Why we need to remain in the EU

referendum ballot boxIn a few weeks we are being asked to vote on whether we should remain in the EU or leave it.

For those who have yet to make up their minds, can I remind them that this vote is not on David Cameron & how he is performing as PM, it is not a vote on the Tory party’s record in power, it isn’t even a vote on Cameron renegotiation of our terms on membership and it certainly isn’t a vote on if we should have joined the Common Market in 1973.  All these issues are irrelevant in the Referendum

What we are voting on is the future of the UK, the future not just of those like me who have lived most of our lives but the future of our children & grandchildren.  What sort of country do we want them to grow up in?  Is that future better if we stay in the EU or not?

Do we want a future that gives generations to come a life full of opportunity to study, work & live anywhere in Europe?    A future where working & cooperating with people from Croatia, from Finland, from Portugal is not unusual but the norm.  A future where we work with our neighbours to combat the cross-border threats that we all face, pollution, terrorism, crime, people smuggling.  A future where our rights as workers, as consumers, as travellers are protected and expanded.  A future where we are stronger together.

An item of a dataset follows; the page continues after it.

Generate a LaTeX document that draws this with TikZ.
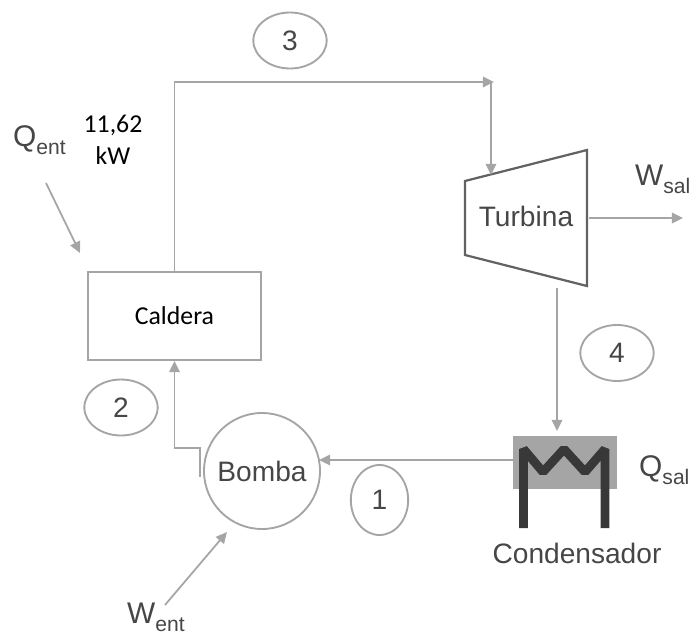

Or do we want to a future as a diminishing county, isolated from but dominated by a Europe that will imposes decisions on us but we have no say in.  a future where our rights are chipped away as the “Brussels Red Tape” that guarantees them is done away with, a future where jobs and opportunities are lost as the foreign investment we have enjoyed because we are in the EU dries up, a future where the Press Barons & hedge fund managers that have backed Brexit tell the UK Government what to do, a future where public services like the NHS are run down as the country, with an contracting economy, can no longer afford to pay for them (or indeed where the same Hedge Fund managers stand to gain millions in the event of Brexit), a future where we are divided and weaker.

Those who are proposing we leave the EU do not seem to have an idea what will happen after a vote for Brexit.  Some claim we can continue to be in the Single Market but not have to accept the Free of Movement of labour, an idea that has been roundly discredited by experts.  Some seem to think that in the event of Brexit, the remaining nations in the EU will roll over and agree to whatever terms the UK demands in subsequent negotiations on a trade agreement between the EU & the UK, again, an idea that does not seem to have any basis in the views of those countries who will still be in the EU.

The EU is not perfect, then again neither is the UK Government, and needs to carry on reforming just as it has through it existence.   20 years ago, the directly elected European Parliament (EP) was little more than a talking shop, now it is one of the three equal parts of EU decision making.  In 2014, after the most recent elections, it played a crucial role in deciding who would be the President of the European Commission,  where the nominee of the largest group in the EP was appointed over the objection of some individual national Governments.

Of course the EU, especially our directly elected MEPs, needs to do better at engaging people in its work.  Also, like all bureaucracies, it tends to accumulate power and we need to push that power is brought back down, not to equally rapacious national Governments but to regional & local councils throughout the Union

However, the benefits of membership, the cooperation, the investment, the protection of our environment and much much more, all more than outweigh the drawbacks and mean that we stand to lose more than we could gain if we left

So, the choice on June 23rd is that stark, Remain & Gain or Leave & Lose.   I know which way I am voting, I will be voting Remain to protect the future of the generations to come, I hope you will be voting to do the same.